Schon werden erste Parallelen zwischen dem Aufstieg und dem Niedergang der Eisenindustrie und dem Bankplatz gezogen, der nach Jahren des ungestümen Wachstums und vor dem Hintergrund schwindender Standortvorteile in eine bedächtigere Entwicklungsphase getreten ist. Aber noch gibt es die Banken in Luxemburg und ihre, wenn auch spärlicher fließenden Beiträge zum Staatshaushalt. Nicht zuletzt ihnen ist denn auch die imposante Gebäudeinfrastruktur zu verdanken, die in den letzten Jahren in Luxemburg entstand und das Gesicht der Stadt, vor allem die Skyline des lange Jahre hindurch brach liegenden Kirchberg-Plateaus neu prägte. Dabei bekam die Kultur einen nicht geringen Anteil ab, wie es die Tatsache belegt, dass wir heute viermal mehr Museen, Theater und Konzertsäle als früher haben. Womit einmal mehr der Beweis erbracht ist, dass das Geld der Kultur keinesfalls abträglich ist, ganz abgesehen davon, dass so manche Demokratisierungsbemühungen im Bereich der Kunst ohne Mäzene und Sponsoren glatt zur Illusion würden.

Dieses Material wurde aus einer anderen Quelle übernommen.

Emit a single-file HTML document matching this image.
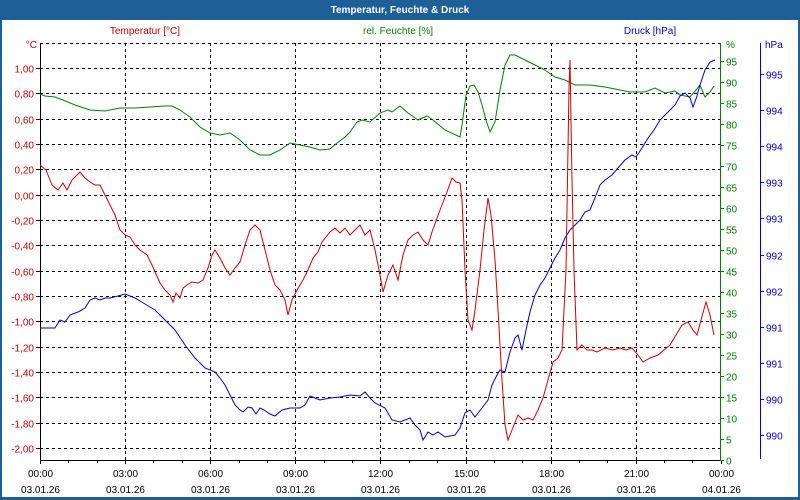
<!DOCTYPE html>
<html><head><meta charset="utf-8"><style>
html,body{margin:0;padding:0;background:#fff}
svg{display:block;font-family:"Liberation Sans",sans-serif}
</style></head><body>
<svg id="s" width="800" height="500" viewBox="0 0 800 500" xmlns="http://www.w3.org/2000/svg">
<rect x="0" y="0" width="800" height="500" fill="#1f5f98"/>
<rect x="2" y="20" width="796" height="477" fill="#fff"/>
<text x="400" y="13" font-size="10" font-weight="bold" fill="#fff" text-anchor="middle">Temperatur, Feuchte &amp; Druck</text>
<text x="145" y="34" font-size="10" fill="#c00000" text-anchor="middle">Temperatur [°C]</text>
<text x="398" y="34" font-size="10" fill="#008000" text-anchor="middle">rel. Feuchte [%]</text>
<text x="650" y="34" font-size="10" fill="#0000c0" text-anchor="middle">Druck [hPa]</text>
<g id="g"></g>
<polyline fill="none" stroke="#008000" stroke-width="1" points="40,94 45,96 55,97 63,100 75,105 90,110 105,111 120,108 135,108 150,107 165,106 172,106 180,110 190,117 200,127 210,133 220,135 230,133 240,140 250,150 260,155 270,155 280,150 290,143 300,145 310,147 320,150 330,149 337,143 345,137 350,132 357,122 362,120 370,122 380,113 388,110 392,112 400,106 408,113 418,120 427,116 433,120 445,130 460,137 462,125 466,95 470,86 474,85 478,92 482,105 486,120 490,132 495,122 500,90 505,65 510,55 515,55 525,60 535,65 545,70 555,77 565,80 575,85 590,85 605,87 620,90 630,92 645,92 655,88 665,93 670,92 675,91 680,95 690,97 696,90 700,85 705,97 710,92 714,86"/>
<polyline fill="none" stroke="#0000d0" stroke-width="1" points="40,328 50,328 55,328 60,320 65,322 70,315 78,312 85,308 90,300 95,298 100,300 105,298 110,298 118,296 125,294 130,296 135,298 145,304 155,310 165,320 175,330 185,345 195,358 205,368 215,372 220,378 225,385 230,395 235,405 240,410 243,412 248,407 252,408 256,414 260,408 264,410 270,414 275,416 282,410 290,408 300,408 305,405 310,396 315,398 320,400 330,398 340,397 350,395 360,396 365,392 370,398 375,403 385,408 392,420 400,422 410,418 415,425 420,430 423,440 428,432 433,435 438,432 445,437 455,435 460,428 465,413 470,410 475,417 482,408 488,400 492,385 497,375 500,370 505,372 510,352 515,338 518,335 522,350 526,330 530,312 535,295 540,285 545,278 550,268 555,258 560,250 565,238 570,230 575,225 580,220 585,212 590,210 595,198 600,185 605,180 612,175 618,168 625,160 632,155 636,157 642,148 648,138 654,130 660,120 665,115 670,110 675,105 680,96 685,93 690,98 693,107 697,96 700,85 705,70 710,62 715,60"/>
<polyline fill="none" stroke="#d00000" stroke-width="1" points="40,165 46,170 52,185 58,190 63,183 67,190 72,180 80,172 85,178 90,182 95,185 100,185 105,195 110,205 115,215 120,230 125,235 130,237 135,245 140,250 147,255 152,265 160,283 165,290 170,295 173,302 176,293 180,298 183,288 187,285 192,282 198,283 203,280 208,268 212,255 215,250 220,258 225,268 230,275 235,268 240,262 245,245 250,230 255,225 260,230 265,250 270,270 275,285 280,290 285,300 288,315 292,300 297,290 303,280 308,270 313,258 318,252 322,242 330,232 335,228 340,233 345,228 350,235 355,230 360,225 365,235 370,230 375,250 380,275 383,292 388,275 393,265 398,280 403,255 408,240 413,235 418,232 423,240 428,245 432,232 437,218 442,205 447,192 452,178 456,182 460,183 462,200 465,270 468,320 472,330 475,310 480,270 484,230 488,198 491,215 495,260 498,310 502,380 505,425 508,440 512,430 518,415 523,420 528,418 533,420 538,410 543,398 548,380 553,362 558,358 562,350 566,270 569,88 570,60 572,180 574,270 577,350 582,345 587,350 592,350 597,352 605,348 613,350 620,348 626,350 632,348 638,355 643,362 650,358 658,355 664,350 670,345 676,335 682,325 688,322 693,330 697,335 701,320 706,302 710,315 714,335"/>
</svg>
<script>
var g=document.getElementById('g'),h='';
var L=40,R=720,T=43,B=460;
function ln(x1,y1,x2,y2,c,d){h+='<line x1="'+x1+'" y1="'+y1+'" x2="'+x2+'" y2="'+y2+'" stroke="'+c+'" stroke-width="1"'+(d?' stroke-dasharray="3,3"':'')+'/>';}
function tx(x,y,t,c,a){h+='<text x="'+x+'" y="'+y+'" font-size="10" fill="'+c+'" text-anchor="'+a+'">'+t+'</text>';}
var tv=['1,00','0,80','0,60','0,40','0,20','0,00','-0,20','-0,40','-0,60','-0,80','-1,00','-1,20','-1,40','-1,60','-1,80','-2,00'];
ln(L,T+0.5,R,T+0.5,'#000',true);
for(var i=0;i<tv.length;i++){var y=Math.round(68+i*25.33)+0.5;ln(L,y,R,y,'#000',true);ln(36,y,L,y,'#000');tx(34,y+4,tv[i],'#d00000','end');}
tx(37,48,'°C','#d00000','end');
var tm=['00:00','03:00','06:00','09:00','12:00','15:00','18:00','21:00','00:00'];
for(var k=0;k<9;k++){var x=Math.round(40+k*85.1)+0.5;if(k>0&&k<8)ln(x,T,x,B,'#000',true);ln(x,B,x,B+4,'#000');
 tx(x,477,tm[k],'#000','middle');tx(x,493,k==8?'04.01.26':'03.01.26','#000','middle');
 if(k<8){for(var m=1;m<3;m++){var xm=Math.round(40+k*85.1+m*28.37)+0.5;ln(xm,B,xm,B+3,'#000');}}}
ln(L+0.5,T,L+0.5,B+1,'#000');ln(L,B+0.5,R,B+0.5,'#000');
ln(720.5,T,720.5,B+1,'#008000');
for(var v=0;v<=95;v+=5){var y=Math.round(460-v/5*21)+0.5;ln(720,y,724,y,'#008000');tx(726,y+4,v,'#008000','start');}
tx(726,48,'%','#008000','start');
ln(760.5,T,760.5,B-1,'#0000d0');
var pv=['995','994','994','993','993','992','992','991','991','990','990'];
for(var j=0;j<pv.length;j++){var y=Math.round(74+j*36.1)+0.5;ln(760,y,764,y,'#0000d0');tx(766,y+4,pv[j],'#0000d0','start');}
tx(765,48,'hPa','#0000d0','start');
g.innerHTML=h;
</script>
</body></html>
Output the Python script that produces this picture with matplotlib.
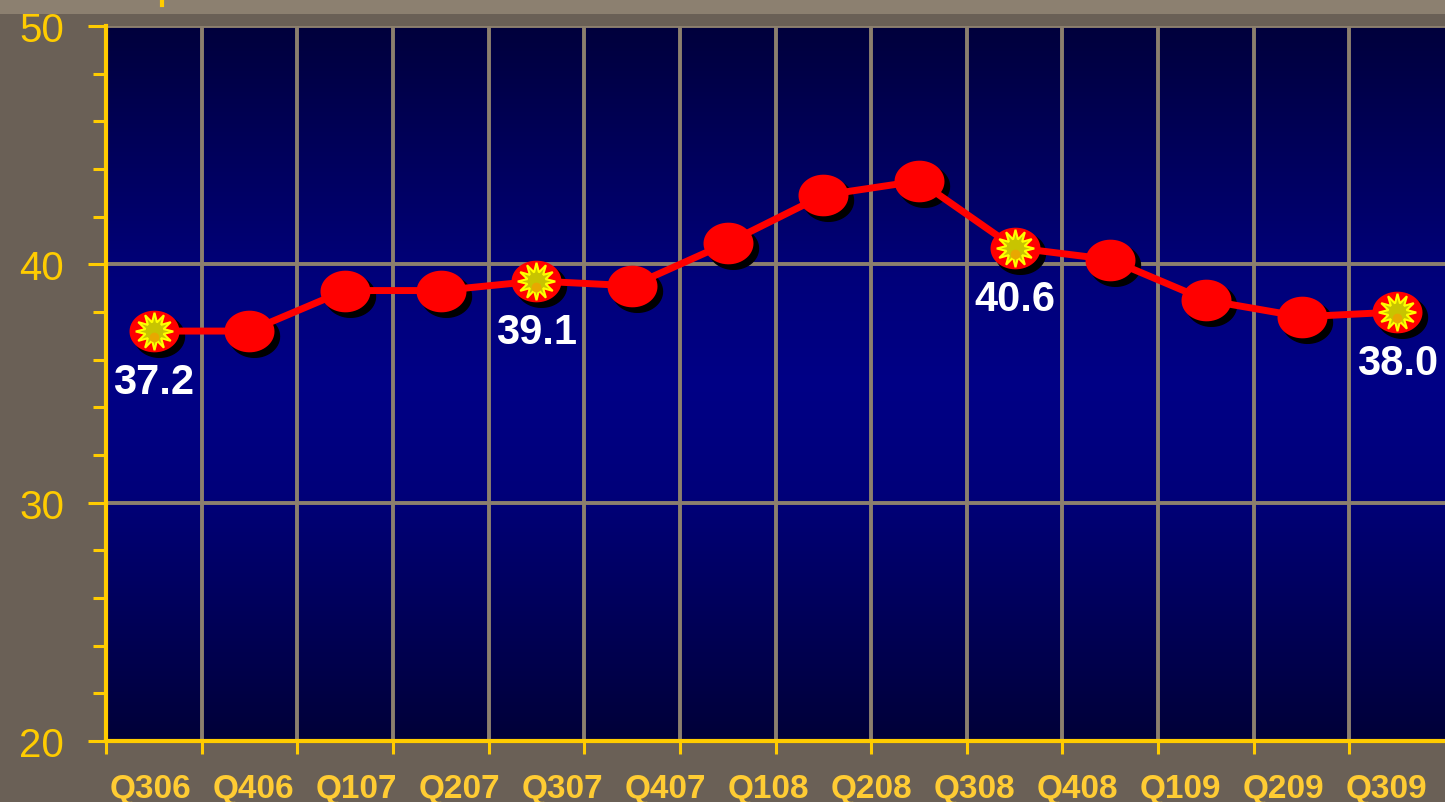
import numpy as np
import matplotlib.pyplot as plt
from matplotlib.path import Path
from matplotlib.transforms import ScaledTranslation
from matplotlib.colors import LinearSegmentedColormap

# data
values = [37.2, 37.2, 38.9, 38.9, 39.3, 39.1, 40.9, 42.9, 43.5, 40.7, 40.2, 38.5, 37.8, 38.0]
highlight = [0, 4, 9, 13]
point_labels = ["37.2", "39.1", "40.6", "38.0"]
quarters = ["Q306", "Q406", "Q107", "Q207", "Q307", "Q407", "Q108",
            "Q208", "Q308", "Q408", "Q109", "Q209", "Q309"]

yellow = "#ffcc00"
label_yellow = "#ffcc33"
grid_col = "#8c7f6e"
bg = "#6a6056"

plt.rcParams['font.family'] = ['Liberation Sans', 'DejaVu Sans']

fig = plt.figure(figsize=(14.45, 8.03), dpi=100)
fig.patch.set_facecolor(bg)
# lighter strip along the top edge
fig.patches.append(plt.Rectangle((0, 1 - 15 / 803), 1, 15 / 803, transform=fig.transFigure,
                                 facecolor="#8c8070", edgecolor="none", zorder=0))
fig.lines.append(plt.Line2D([162 / 1445, 162 / 1445], [1, 1 - 6 / 803], transform=fig.transFigure,
                            color=yellow, lw=3))

ax = fig.add_axes([106 / 1445, 61 / 803, 1 - 106 / 1445, 715 / 803])
n = len(values)
x = np.arange(n)

# vertical gradient background
cmap = LinearSegmentedColormap.from_list("bluegrad", [
    (0.0, "#00003c"), (0.35, "#00007a"), (0.5, "#000086"), (0.65, "#00007a"), (1.0, "#000038")])
grad = np.linspace(0, 1, 256).reshape(-1, 1)
ax.imshow(grad, aspect="auto", cmap=cmap, extent=[-0.5, n - 0.5, 20, 50], origin="upper", zorder=0)

ax.set_xlim(-0.5, n - 0.5)
ax.set_ylim(20, 50)

# line, marker shadows, markers
t = np.linspace(0, 2 * np.pi, 60)
ellipse = Path(np.column_stack([1.2 * np.cos(t), np.sin(t)]), closed=True)
shadow_tr = ax.transData + ScaledTranslation(5 / 100, -5 / 100, fig.dpi_scale_trans)
ax.plot(x, values, linestyle="none", marker=ellipse, markersize=36, color="black",
        transform=shadow_tr, zorder=3)
ax.plot(x, values, color="#ff0000", lw=5, zorder=4, solid_capstyle="round")
ax.plot(x, values, linestyle="none", marker=ellipse, markersize=36, color="#ff0000",
        markeredgewidth=0, zorder=5)
hx = [x[i] for i in highlight]
hy = [values[i] for i in highlight]
ax.plot(hx, hy, linestyle="none", marker=(12, 1, 0), markersize=27, color="#c8c400",
        markeredgecolor="#ffff00", markeredgewidth=1.5, zorder=6)
ax.plot(hx, hy, linestyle="none", marker="o", markersize=7, color="#e8a800",
        markeredgewidth=0, zorder=6,
        transform=ax.transData + ScaledTranslation(0, -6 / 100, fig.dpi_scale_trans))

for i, lab in zip(highlight, point_labels):
    ax.annotate(lab, (x[i], values[i]), xytext=(0, -37), textcoords="offset points",
                ha="center", va="center", color="white", fontsize=30, fontweight="bold", zorder=7)

# ticks, grid and spines
ax.set_xticks(np.arange(-0.5, n - 0.5, 1))
ax.set_xticklabels([])
ax.set_yticks([20, 30, 40, 50])
ax.set_yticks(np.arange(20, 51, 2), minor=True)
ax.tick_params(axis="x", direction="out", length=9, width=2.2, color=yellow)
ax.tick_params(axis="y", which="major", direction="out", length=13, width=2.2, color=yellow,
               labelcolor=yellow, labelsize=29, pad=17)
ax.tick_params(axis="y", which="minor", direction="out", length=9.5, width=2.2, color=yellow)
ax.grid(True, color=grid_col, lw=2.8, zorder=1)
ax.set_axisbelow(False)
for gl in ax.get_xgridlines() + ax.get_ygridlines():
    gl.set_zorder(1)
for side in ["top", "right"]:
    ax.spines[side].set_visible(False)
for side in ["left", "bottom"]:
    ax.spines[side].set_color(yellow)
    ax.spines[side].set_linewidth(3)
    ax.spines[side].set_zorder(8)

# quarter labels spread over 13 slots along the bottom
ax2 = ax.twiny()
ax2.set_xlim(0, len(quarters))
ax2.xaxis.set_ticks_position("bottom")
ax2.xaxis.set_label_position("bottom")
ax2.set_xticks(np.arange(len(quarters)) + 0.43)
ax2.set_xticklabels(quarters, fontsize=24, fontweight="bold", color=label_yellow)
ax2.tick_params(axis="x", length=0, pad=23)
for s in ax2.spines.values():
    s.set_visible(False)
ax2.patch.set_visible(False)

fig.savefig("out.png", dpi=100, facecolor=fig.get_facecolor())
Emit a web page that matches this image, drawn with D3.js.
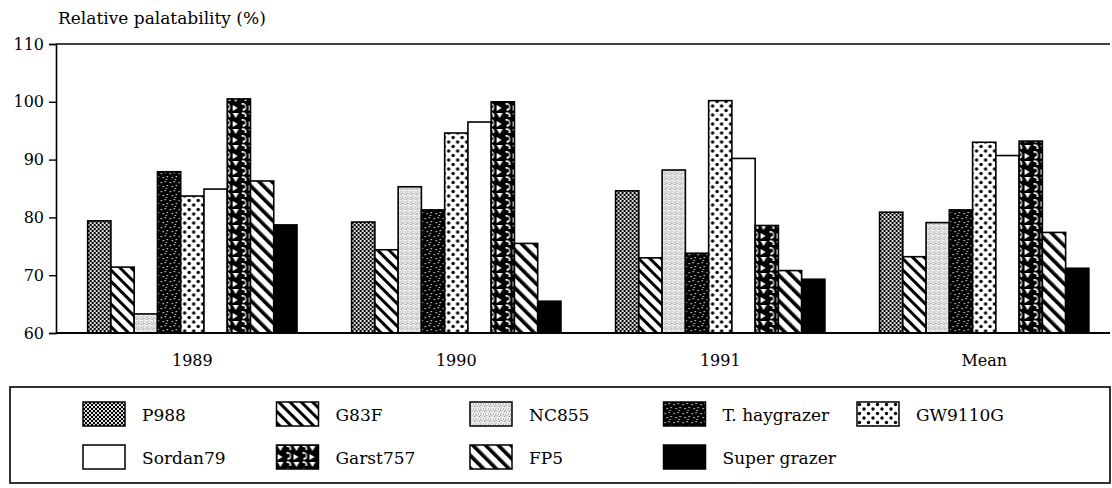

All das haben die Leute vom Land in den 50 Jahren beobachtet und beschrieben, kommentiert und kritisiert und mitunter auch gelobt. Das Erstaunliche daran ist zweifellos die Konstanz, mit der das Land dabei zu Werke ging und die sich deutlich von der Gesamtentwicklung des Umfelds in diesem halben Jahrhundert abhebt. Gewiss hat auch das Land sein Aussehen im Lauf der Zeit verändert, hat dem Zeitgeist gehuldigt mit einem neuen grafischen Look, und versucht, auch in der Aufbereitung des Inhalts neue Wege zu gehen. Aber eigentlich ist alles beim alten geblieben: beim Triptychon aus Politik, Wirtschaft und Kultur, bei der Gründlichkeit der Analyse, bei der objektiven Faktfindung, beim kritischen Ton und bei der verständlichen Schreibe, mit der man dem Leser nicht zu imponieren, sondern ihn lediglich zu informieren versucht. So haben die Land-Väter Carlo Hemmer und Leo Kinsch gewollt. So haben es ihre Nachfolger während eines halben Jahrhunderts gehalten. Und so soll es, mutatis mutandis, weiter gehen.